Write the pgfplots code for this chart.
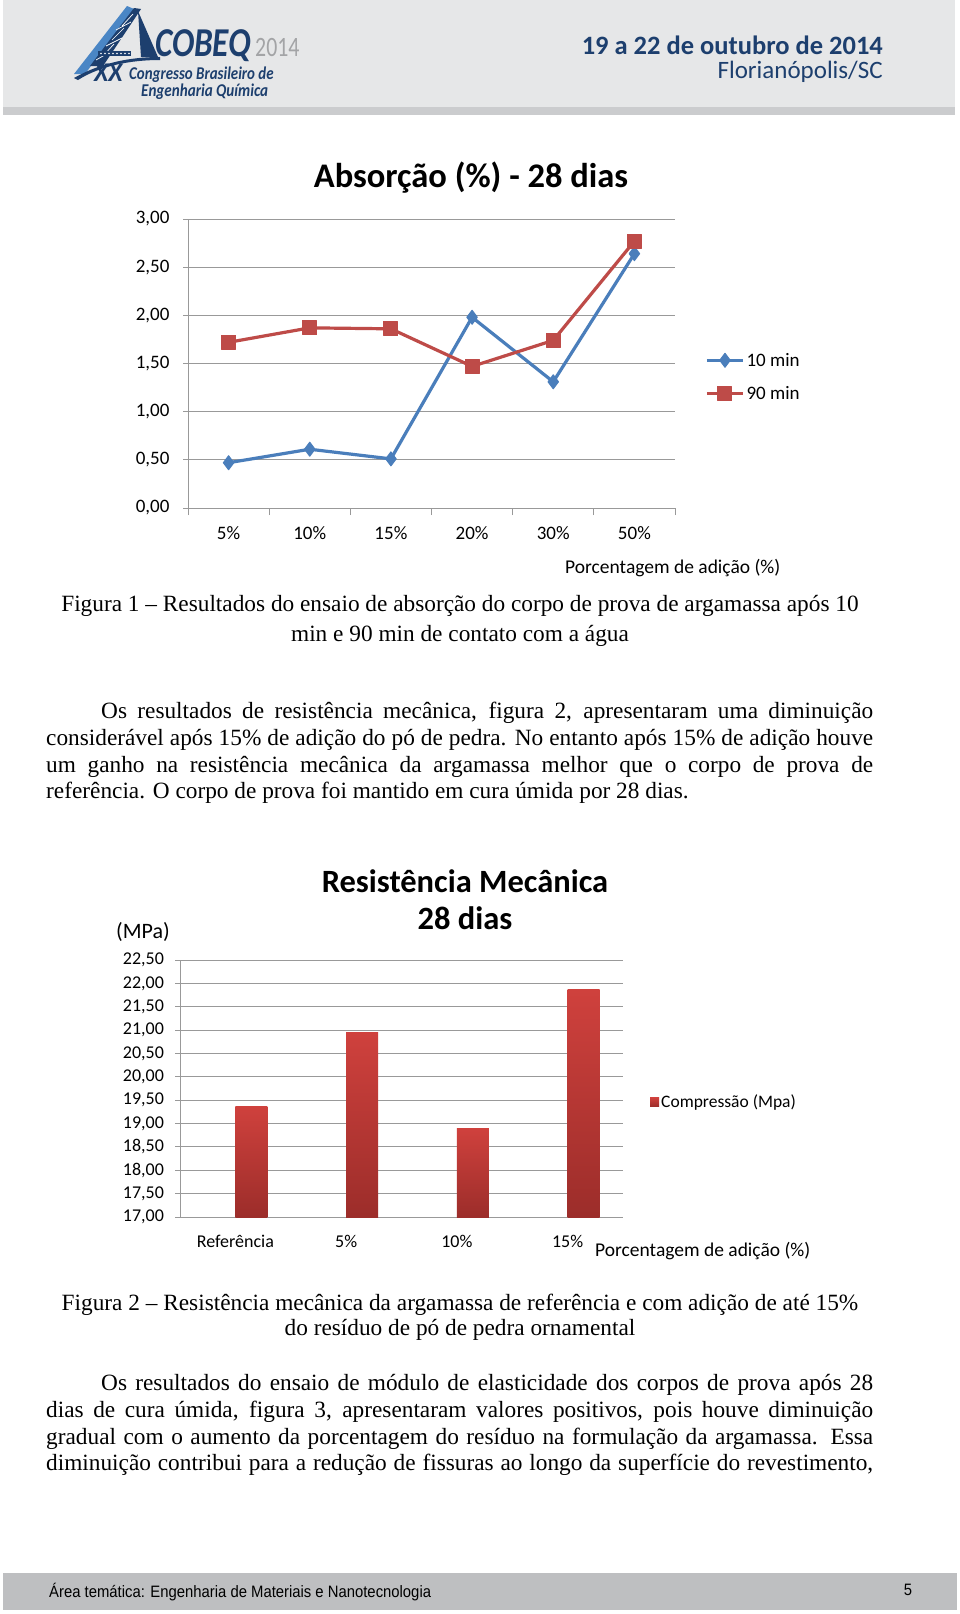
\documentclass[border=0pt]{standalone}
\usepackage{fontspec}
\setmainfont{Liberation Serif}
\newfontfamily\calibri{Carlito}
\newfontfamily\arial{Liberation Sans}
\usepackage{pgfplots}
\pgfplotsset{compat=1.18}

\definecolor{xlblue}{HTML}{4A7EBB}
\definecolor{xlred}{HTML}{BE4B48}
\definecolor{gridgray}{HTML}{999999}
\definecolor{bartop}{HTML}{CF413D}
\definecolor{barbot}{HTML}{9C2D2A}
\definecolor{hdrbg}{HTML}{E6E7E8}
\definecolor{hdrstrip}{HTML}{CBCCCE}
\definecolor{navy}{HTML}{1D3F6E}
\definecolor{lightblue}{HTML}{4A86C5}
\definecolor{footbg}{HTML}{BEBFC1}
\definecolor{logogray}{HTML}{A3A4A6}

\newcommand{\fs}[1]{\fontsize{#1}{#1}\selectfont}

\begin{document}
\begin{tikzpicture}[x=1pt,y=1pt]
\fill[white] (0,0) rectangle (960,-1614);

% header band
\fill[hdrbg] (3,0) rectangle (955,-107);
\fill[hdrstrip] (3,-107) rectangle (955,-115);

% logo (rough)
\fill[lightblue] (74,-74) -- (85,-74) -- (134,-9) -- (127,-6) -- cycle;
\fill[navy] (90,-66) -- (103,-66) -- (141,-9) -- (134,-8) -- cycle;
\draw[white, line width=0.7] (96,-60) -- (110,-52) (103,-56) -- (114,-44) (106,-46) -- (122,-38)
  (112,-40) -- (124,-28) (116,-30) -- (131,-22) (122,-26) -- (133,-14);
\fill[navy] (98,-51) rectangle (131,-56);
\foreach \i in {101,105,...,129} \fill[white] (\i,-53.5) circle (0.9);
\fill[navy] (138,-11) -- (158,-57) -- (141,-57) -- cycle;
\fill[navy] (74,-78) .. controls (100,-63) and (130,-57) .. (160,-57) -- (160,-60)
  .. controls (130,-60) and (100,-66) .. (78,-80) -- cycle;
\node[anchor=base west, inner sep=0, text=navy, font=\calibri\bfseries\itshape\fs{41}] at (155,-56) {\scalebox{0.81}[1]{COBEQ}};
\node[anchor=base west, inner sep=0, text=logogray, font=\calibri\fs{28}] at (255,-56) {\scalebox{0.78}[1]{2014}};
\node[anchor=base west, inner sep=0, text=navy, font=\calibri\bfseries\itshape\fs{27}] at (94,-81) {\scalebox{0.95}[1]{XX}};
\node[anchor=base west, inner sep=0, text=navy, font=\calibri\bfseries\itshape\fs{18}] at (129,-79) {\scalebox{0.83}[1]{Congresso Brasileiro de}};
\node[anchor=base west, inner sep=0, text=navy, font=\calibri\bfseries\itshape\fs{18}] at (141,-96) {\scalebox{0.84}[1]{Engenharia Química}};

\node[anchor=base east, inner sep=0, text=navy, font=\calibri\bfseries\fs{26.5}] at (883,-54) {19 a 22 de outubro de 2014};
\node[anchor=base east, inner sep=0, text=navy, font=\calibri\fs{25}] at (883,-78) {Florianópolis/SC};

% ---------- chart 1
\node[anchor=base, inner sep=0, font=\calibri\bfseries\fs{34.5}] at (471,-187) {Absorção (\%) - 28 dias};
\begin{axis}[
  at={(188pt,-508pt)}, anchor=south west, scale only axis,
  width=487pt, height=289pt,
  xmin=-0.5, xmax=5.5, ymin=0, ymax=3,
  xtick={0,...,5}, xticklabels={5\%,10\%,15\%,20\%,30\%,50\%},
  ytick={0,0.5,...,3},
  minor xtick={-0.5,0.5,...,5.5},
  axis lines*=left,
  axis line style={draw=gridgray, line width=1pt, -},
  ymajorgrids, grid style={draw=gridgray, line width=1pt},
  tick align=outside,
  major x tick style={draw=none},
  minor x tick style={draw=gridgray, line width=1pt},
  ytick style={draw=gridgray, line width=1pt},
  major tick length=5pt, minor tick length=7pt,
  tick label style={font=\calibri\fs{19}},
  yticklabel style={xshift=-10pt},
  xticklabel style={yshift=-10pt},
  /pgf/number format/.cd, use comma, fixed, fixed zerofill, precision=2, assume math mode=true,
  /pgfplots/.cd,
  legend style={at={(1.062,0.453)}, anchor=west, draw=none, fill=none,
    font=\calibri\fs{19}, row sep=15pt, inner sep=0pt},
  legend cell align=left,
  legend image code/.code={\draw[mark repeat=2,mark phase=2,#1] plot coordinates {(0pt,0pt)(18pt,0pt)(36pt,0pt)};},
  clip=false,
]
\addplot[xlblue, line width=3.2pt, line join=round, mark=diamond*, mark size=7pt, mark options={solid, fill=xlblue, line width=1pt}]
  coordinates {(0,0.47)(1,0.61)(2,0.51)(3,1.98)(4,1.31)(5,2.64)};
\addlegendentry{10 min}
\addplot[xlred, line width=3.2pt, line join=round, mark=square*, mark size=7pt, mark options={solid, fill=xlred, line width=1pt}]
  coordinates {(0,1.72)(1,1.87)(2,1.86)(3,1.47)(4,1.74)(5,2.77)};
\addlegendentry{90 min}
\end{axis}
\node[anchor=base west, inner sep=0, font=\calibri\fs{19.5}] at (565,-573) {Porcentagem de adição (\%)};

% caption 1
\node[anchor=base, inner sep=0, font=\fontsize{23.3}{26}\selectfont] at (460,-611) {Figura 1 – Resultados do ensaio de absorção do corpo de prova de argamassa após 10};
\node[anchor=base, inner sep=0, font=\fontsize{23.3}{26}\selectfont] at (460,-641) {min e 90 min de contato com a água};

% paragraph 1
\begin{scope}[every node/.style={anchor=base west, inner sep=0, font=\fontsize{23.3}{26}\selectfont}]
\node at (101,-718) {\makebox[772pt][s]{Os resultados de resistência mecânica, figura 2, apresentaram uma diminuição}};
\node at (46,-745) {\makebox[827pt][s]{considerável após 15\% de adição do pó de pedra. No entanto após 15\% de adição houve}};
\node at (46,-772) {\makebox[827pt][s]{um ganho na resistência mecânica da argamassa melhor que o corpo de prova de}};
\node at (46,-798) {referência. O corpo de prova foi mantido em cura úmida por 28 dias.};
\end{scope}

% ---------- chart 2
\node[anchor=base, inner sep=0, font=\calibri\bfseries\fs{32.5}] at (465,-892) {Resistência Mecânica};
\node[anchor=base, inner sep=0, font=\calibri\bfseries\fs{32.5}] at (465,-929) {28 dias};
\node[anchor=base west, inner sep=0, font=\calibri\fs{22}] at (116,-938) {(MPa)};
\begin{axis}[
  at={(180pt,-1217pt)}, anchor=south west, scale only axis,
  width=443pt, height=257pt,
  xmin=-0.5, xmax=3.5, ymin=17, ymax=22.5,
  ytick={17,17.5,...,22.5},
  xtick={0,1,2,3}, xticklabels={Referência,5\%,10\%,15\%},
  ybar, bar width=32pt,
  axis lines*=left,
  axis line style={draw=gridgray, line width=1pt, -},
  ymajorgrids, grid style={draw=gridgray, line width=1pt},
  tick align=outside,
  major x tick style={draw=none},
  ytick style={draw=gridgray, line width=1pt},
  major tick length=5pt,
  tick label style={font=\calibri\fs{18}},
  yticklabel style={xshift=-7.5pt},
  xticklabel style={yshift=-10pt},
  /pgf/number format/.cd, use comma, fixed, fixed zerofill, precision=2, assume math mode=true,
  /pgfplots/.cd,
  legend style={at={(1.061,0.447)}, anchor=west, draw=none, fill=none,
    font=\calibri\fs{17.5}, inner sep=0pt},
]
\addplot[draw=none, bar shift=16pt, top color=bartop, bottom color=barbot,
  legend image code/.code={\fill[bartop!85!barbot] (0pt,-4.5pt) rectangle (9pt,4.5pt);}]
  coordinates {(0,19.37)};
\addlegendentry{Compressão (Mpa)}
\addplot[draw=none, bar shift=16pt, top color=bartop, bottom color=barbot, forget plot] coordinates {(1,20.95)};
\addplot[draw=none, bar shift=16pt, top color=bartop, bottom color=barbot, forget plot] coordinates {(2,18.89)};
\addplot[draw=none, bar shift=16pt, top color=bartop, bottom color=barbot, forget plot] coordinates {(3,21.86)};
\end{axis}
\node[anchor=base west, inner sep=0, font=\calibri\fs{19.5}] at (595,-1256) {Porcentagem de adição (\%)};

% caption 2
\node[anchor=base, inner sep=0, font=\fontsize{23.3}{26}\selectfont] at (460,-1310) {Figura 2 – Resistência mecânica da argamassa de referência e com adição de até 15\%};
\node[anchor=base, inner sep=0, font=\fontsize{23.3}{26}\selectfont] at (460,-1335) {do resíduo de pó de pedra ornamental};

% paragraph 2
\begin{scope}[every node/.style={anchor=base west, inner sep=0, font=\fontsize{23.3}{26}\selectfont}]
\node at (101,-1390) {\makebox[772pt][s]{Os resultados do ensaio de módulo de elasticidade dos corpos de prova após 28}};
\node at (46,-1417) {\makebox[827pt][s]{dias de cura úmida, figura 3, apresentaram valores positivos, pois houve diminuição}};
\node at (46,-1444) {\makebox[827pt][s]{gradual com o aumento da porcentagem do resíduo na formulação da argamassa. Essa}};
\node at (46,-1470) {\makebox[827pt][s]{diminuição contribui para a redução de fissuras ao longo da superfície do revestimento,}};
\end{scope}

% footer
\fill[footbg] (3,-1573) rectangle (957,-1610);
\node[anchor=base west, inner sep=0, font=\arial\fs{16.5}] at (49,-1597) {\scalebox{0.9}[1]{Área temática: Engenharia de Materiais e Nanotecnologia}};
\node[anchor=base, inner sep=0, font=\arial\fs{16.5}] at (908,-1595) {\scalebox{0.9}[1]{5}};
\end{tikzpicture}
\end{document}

===

■ **DESCRIPTION OF THE TASK**
List all lines in the material containing the string "code".

■ **FINISHED ANSWER**
Write the pgfplots code for this chart.
  legend image code/.code={\draw[mark repeat=2,mark phase=2,#1] plot coordinates {(0pt,0pt)(18pt,0pt)(36pt,0pt)};},
  legend image code/.code={\fill[bartop!85!barbot] (0pt,-4.5pt) rectangle (9pt,4.5pt);}]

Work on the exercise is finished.